The average person has at most a few millimetres of movement at the SI joint, despite this there is a lot of talk in the Yoga world about SI joint movement. For some very flexible people, the amount of movement available at the SI joints and at the pubic symphysis does allow them to move deeper into forward flexion and back extensions of the spine and hips, but this is not something that most people should try to emulate. For normal healthy individuals, the intention in their yoga practice is not to seek greater range of motion for the SI joints but to seek greater stability here. This is especially important for very flexible students.
Stability is enhanced through co-contraction of the deep muscles along the lumbar and in the pelvis and those more distant that can influence the SI joint: These include the transversus abdominis, multifidi and pelvic floor muscles. Additionally, the more superficial muscles of the lumbar and pelvis also assist in stabilising the SI joints; these include the internal and external oblique muscles, rectus abdominis and erector spinae. We want to use our muscles not so much to move an SI joint but to brace it against movement, allowing the effective transfer of stress from our core and above to the pelvis and legs below. How much these muscles should be co-contracted is not known. However, there are good indications that not too much effort is needed! SI joint stiffness is generated by even slight muscular activations, at least in healthy people.
Stiffening the area may restrict our range of motion in deep flexions, twists or extensions of the lower spine, but that is a small price to pay for ensuring stability and health. For already normal, healthy SI joints, developing and maintaining stability is more important than enhancing mobility.
MOVEMENT OF THE SI
NUTATION - when the top of the sacrum moves forward and down with the pelvis stable. (Nutation is from the Latin for “nodding,” which describes what the top of the sacrum does between the two sides of the pelvis.

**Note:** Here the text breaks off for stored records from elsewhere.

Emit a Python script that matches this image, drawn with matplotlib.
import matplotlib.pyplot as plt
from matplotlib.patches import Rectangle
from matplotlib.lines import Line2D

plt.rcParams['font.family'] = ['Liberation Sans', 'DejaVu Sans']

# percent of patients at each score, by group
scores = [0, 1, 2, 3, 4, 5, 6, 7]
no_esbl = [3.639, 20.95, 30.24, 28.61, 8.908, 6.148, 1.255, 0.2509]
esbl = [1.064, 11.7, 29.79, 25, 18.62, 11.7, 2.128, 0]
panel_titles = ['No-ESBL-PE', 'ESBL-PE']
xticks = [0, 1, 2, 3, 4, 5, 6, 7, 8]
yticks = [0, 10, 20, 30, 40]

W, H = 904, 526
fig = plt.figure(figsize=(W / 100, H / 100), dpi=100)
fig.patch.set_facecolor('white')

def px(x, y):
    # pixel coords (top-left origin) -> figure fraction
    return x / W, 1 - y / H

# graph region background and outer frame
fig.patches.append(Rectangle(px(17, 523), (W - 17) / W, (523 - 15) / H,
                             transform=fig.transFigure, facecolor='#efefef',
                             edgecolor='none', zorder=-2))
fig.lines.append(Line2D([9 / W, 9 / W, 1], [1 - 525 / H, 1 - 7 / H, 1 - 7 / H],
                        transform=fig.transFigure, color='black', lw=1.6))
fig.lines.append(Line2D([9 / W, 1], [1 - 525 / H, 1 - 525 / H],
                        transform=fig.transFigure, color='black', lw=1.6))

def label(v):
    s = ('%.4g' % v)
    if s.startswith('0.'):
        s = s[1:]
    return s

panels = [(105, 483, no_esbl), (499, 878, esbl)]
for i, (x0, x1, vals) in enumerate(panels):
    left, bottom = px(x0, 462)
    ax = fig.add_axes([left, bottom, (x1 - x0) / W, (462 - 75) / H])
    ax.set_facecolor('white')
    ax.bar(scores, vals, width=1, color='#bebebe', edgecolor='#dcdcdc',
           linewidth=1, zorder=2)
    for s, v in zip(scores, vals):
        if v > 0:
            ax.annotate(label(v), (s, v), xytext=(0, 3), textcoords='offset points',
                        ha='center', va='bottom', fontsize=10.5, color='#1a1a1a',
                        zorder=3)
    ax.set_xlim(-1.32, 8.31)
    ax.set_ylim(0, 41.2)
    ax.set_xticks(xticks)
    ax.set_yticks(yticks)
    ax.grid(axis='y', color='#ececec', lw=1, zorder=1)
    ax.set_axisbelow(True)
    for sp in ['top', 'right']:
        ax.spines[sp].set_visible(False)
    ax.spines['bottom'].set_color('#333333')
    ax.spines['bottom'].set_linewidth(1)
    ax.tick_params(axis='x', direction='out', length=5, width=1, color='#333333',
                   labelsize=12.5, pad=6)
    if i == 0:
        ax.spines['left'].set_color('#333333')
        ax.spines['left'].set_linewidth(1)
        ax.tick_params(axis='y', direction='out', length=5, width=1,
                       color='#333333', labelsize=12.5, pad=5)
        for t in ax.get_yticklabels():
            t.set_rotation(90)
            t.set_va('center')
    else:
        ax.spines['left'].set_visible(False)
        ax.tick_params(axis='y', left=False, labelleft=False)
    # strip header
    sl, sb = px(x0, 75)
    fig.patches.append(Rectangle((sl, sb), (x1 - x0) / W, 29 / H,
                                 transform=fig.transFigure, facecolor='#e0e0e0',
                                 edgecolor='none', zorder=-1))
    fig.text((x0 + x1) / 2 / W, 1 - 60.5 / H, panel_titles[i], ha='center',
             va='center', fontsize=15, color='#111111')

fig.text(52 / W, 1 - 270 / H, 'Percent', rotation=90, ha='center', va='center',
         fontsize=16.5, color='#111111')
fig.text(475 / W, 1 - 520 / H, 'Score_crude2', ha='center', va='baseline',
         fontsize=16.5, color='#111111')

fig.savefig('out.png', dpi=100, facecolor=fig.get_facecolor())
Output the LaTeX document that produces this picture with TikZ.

COUNTER NUTATION ; backward movement or the tipping of the sacrum backward between the two sides of the pelvis is called counter nutation. To clarify we are talking about the sacrum rotating within the confines of the two sides of the pelvis this movement does not involve pelvic tilting both nutation and counter nutation can happen at the same time as pelvic tilting but the occurrence of one does not imply occurrence of the other.
The interrelated movements of body parts that connect to the hip joints and the lumbar vertebrae affect the SI joint. In other words, when we get to the end range of motion either in the spine or the hip, pressure is placed on the SI joint.
e.g In folds - at some point, as you fold, your pelvis stops moving because the hamstrings are only so flexible. Their tension won't allow your pelvis to rotate around the heads of the femurs any more, in fact their tension pulls the pelvis in the opposite direction to where you want to go. We see this a lot in students who have tight hamstrings, their pelvis is posteriorly tilted, the weight of the upper body pulls the spine and sacrum forward while the hamstrings hold the pelvis in place. This puts a force of nutation into the SI joint.